Mon père ! Qui est décédé il y a peu de temps. C’est drôle que votre question surgisse à ce moment précis de ma vie. Je ne suis pas quelqu’un qui ressasse, mais cette mort m’a obligée à repenser à tout ce que je lui devais. J’ai raté ses funérailles. Je ne suis arrivée que le lendemain dans notre village, tout près de Nazareth. J’avais envie d’aller le voir pendant qu’il était encore frais dans sa tombe. Et cela m’a anéantie. Que cet homme, pyramide de bonté envers les autres, de dureté envers ses enfants, se réduise à cela… J’ai dit à mes sœurs qui m’entouraient : Laissez-moi seule. J’avais besoin d’un peu de temps avec lui. Je n’ai pas prononcé un mot, mais je lui ai envoyé une foule de pensées. Ce que j’avais aimé et pas aimé chez lui. Ce qu’il m’avait donné et ce qu’il ne m’avait pas donné. Toutes ces contradictions dans lesquelles il m’a fait exister et qui m’ont poussée à faire ce que je fais aujourd’hui. Oui, avec certitude, là où je suis arrivée, c’est grâce à lui ou à cause de ce qu’il était.
Bonté, dureté… Ces mots s’entrechoquent. Pourriez-vous mieux le décrire ?
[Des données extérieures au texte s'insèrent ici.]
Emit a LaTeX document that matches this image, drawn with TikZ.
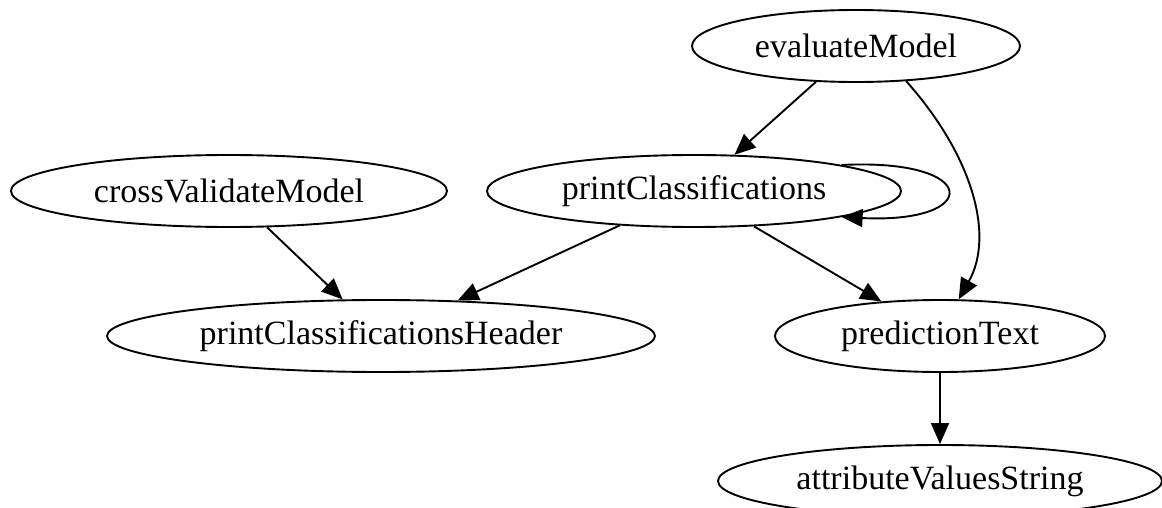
\documentclass[tikz,border=0pt]{standalone}
\usepackage{fontspec}
\setmainfont{Liberation Serif}
\usetikzlibrary{shapes.geometric,arrows.meta}

\tikzset{
  fn/.style={ellipse, draw, line width=1.9pt, inner sep=0pt,
             font=\fontsize{34}{40}\selectfont, minimum height=72pt},
  call/.style={line width=1.9pt, -{Triangle[length=21pt,width=18pt]}},
}

\begin{document}
\begin{tikzpicture}[x=1pt, y=-1pt]
  \useasboundingbox (0,0) rectangle (1162,508);
  \clip (0,0) rectangle (1162,508);

  % functions of the call graph
  \node[fn, minimum width=328pt] (eval)  at (856,46)  {evaluateModel};
  \node[fn, minimum width=414pt] (pc)    at (694,191) {printClassifications};
  \node[fn, minimum width=436pt] (cv)    at (229,191) {crossValidateModel};
  \node[fn, minimum width=548pt] (hdr)   at (381,336) {printClassificationsHeader};
  \node[fn, minimum width=330pt] (pred)  at (940,336) {predictionText};
  \node[fn, minimum width=444pt] (avs)   at (940,481) {attributeValuesString};

  % calls
  \draw[call] (eval) -- (pc);
  \draw[call] (eval.-35) .. controls (972,155) and (995,235) .. (pred.63);
  \draw[call] (pc.10) .. controls (982,158) and (982,224) .. (pc.-10);
  \draw[call] (pc) -- (hdr);
  \draw[call] (pc) -- (pred);
  \draw[call] (cv) -- (hdr);
  \draw[call] (pred) -- (avs);
\end{tikzpicture}
\end{document}
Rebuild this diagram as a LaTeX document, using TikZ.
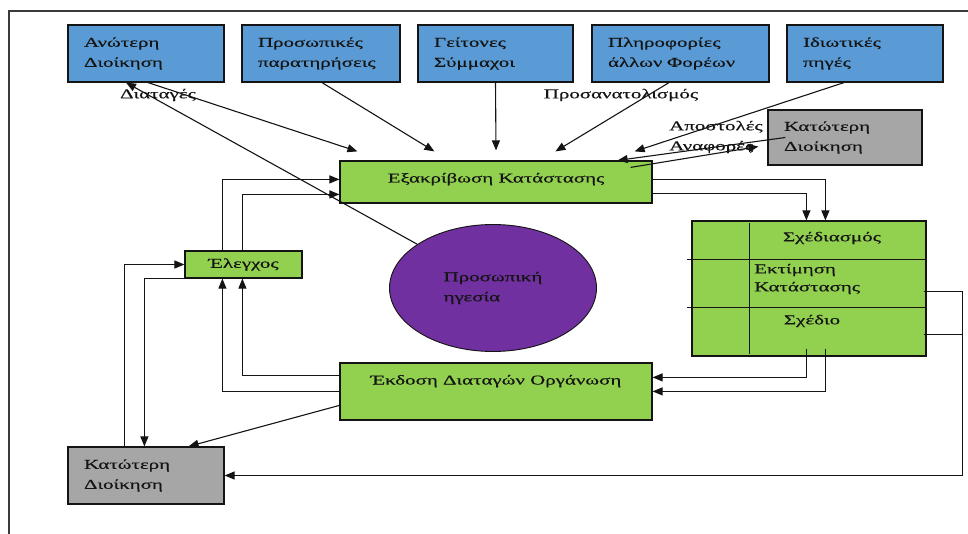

Sa bonté était viscérale. C’est d’elle dont il faut d’abord parler car il a beaucoup donné. Nous tous, en famille, avons d’ailleurs été surpris de l’ampleur de l’hommage qui lui a été rendu. Des témoignages sont arrivés du monde entier. Ce n’était pourtant pas un homme politique ni quelqu’un de connu. C’était un simple professeur, vice-directeur de l’école du village. Mais il avait rendu service à tout le monde et marqué, par son exigence, des générations d’enfants. On le considérait comme un sage et il participait aux négociations des mariages mixtes ou des unions suscitant la guerre entre deux familles. C’est ce qui m’avait fait penser, à 22 ans, qu’il ne s’opposerait jamais à mon projet de mariage avec mon amoureux anglais. Il n’était, certes, ni arabe-Palestinien, ni même musulman comme mes parents, mais la logique voulait que mon père me soutienne, étant donné son expérience de conciliateur. Eh bien non. Il s’est opposé. Brutalement. Obstinément. Il était habitué à mes rébellions depuis l’adolescence, mais là, je dépassais toutes les limites de l’acceptable. Il était blessé dans son orgueil.